--- BEGIN ---
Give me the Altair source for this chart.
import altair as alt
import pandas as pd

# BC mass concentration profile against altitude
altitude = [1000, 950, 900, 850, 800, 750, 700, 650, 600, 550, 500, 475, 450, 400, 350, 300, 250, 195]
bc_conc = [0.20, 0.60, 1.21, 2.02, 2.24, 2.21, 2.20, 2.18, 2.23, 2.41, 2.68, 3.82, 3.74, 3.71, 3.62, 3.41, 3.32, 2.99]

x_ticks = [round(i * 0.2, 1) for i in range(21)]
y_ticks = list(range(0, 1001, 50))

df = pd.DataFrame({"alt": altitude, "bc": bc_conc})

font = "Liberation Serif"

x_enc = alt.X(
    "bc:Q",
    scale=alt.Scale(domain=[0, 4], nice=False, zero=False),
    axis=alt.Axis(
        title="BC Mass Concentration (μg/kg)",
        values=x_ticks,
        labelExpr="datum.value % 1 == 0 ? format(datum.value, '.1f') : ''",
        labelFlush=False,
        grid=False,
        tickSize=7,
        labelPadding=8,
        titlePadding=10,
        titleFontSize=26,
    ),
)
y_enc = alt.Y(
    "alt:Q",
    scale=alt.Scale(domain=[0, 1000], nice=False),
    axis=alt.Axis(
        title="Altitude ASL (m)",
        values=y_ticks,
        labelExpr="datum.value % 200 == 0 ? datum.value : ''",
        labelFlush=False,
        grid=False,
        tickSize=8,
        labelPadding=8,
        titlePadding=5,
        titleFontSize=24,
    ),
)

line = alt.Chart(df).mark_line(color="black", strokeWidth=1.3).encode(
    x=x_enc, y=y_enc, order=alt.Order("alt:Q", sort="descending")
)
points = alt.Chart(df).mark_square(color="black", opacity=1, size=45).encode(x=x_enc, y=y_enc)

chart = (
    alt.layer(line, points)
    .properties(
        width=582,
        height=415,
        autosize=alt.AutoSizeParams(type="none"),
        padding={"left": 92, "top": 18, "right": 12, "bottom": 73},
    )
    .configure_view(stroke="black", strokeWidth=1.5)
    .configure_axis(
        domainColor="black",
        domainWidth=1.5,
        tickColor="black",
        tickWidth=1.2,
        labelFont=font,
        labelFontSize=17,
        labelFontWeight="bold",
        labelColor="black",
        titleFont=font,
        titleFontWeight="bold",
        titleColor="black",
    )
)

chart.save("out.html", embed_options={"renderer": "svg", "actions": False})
--- END ---
> Directions
Transcribe all of the material exactly. Omit nothing.

> Solution to this exercise
Give me the Altair source for this chart.
import altair as alt
import pandas as pd

# BC mass concentration profile against altitude
altitude = [1000, 950, 900, 850, 800, 750, 700, 650, 600, 550, 500, 475, 450, 400, 350, 300, 250, 195]
bc_conc = [0.20, 0.60, 1.21, 2.02, 2.24, 2.21, 2.20, 2.18, 2.23, 2.41, 2.68, 3.82, 3.74, 3.71, 3.62, 3.41, 3.32, 2.99]

x_ticks = [round(i * 0.2, 1) for i in range(21)]
y_ticks = list(range(0, 1001, 50))

df = pd.DataFrame({"alt": altitude, "bc": bc_conc})

font = "Liberation Serif"

x_enc = alt.X(
    "bc:Q",
    scale=alt.Scale(domain=[0, 4], nice=False, zero=False),
    axis=alt.Axis(
        title="BC Mass Concentration (μg/kg)",
        values=x_ticks,
        labelExpr="datum.value % 1 == 0 ? format(datum.value, '.1f') : ''",
        labelFlush=False,
        grid=False,
        tickSize=7,
        labelPadding=8,
        titlePadding=10,
        titleFontSize=26,
    ),
)
y_enc = alt.Y(
    "alt:Q",
    scale=alt.Scale(domain=[0, 1000], nice=False),
    axis=alt.Axis(
        title="Altitude ASL (m)",
        values=y_ticks,
        labelExpr="datum.value % 200 == 0 ? datum.value : ''",
        labelFlush=False,
        grid=False,
        tickSize=8,
        labelPadding=8,
        titlePadding=5,
        titleFontSize=24,
    ),
)

line = alt.Chart(df).mark_line(color="black", strokeWidth=1.3).encode(
    x=x_enc, y=y_enc, order=alt.Order("alt:Q", sort="descending")
)
points = alt.Chart(df).mark_square(color="black", opacity=1, size=45).encode(x=x_enc, y=y_enc)

chart = (
    alt.layer(line, points)
    .properties(
        width=582,
        height=415,
        autosize=alt.AutoSizeParams(type="none"),
        padding={"left": 92, "top": 18, "right": 12, "bottom": 73},
    )
    .configure_view(stroke="black", strokeWidth=1.5)
    .configure_axis(
        domainColor="black",
        domainWidth=1.5,
        tickColor="black",
        tickWidth=1.2,
        labelFont=font,
        labelFontSize=17,
        labelFontWeight="bold",
        labelColor="black",
        titleFont=font,
        titleFontWeight="bold",
        titleColor="black",
    )
)

chart.save("out.html", embed_options={"renderer": "svg", "actions": False})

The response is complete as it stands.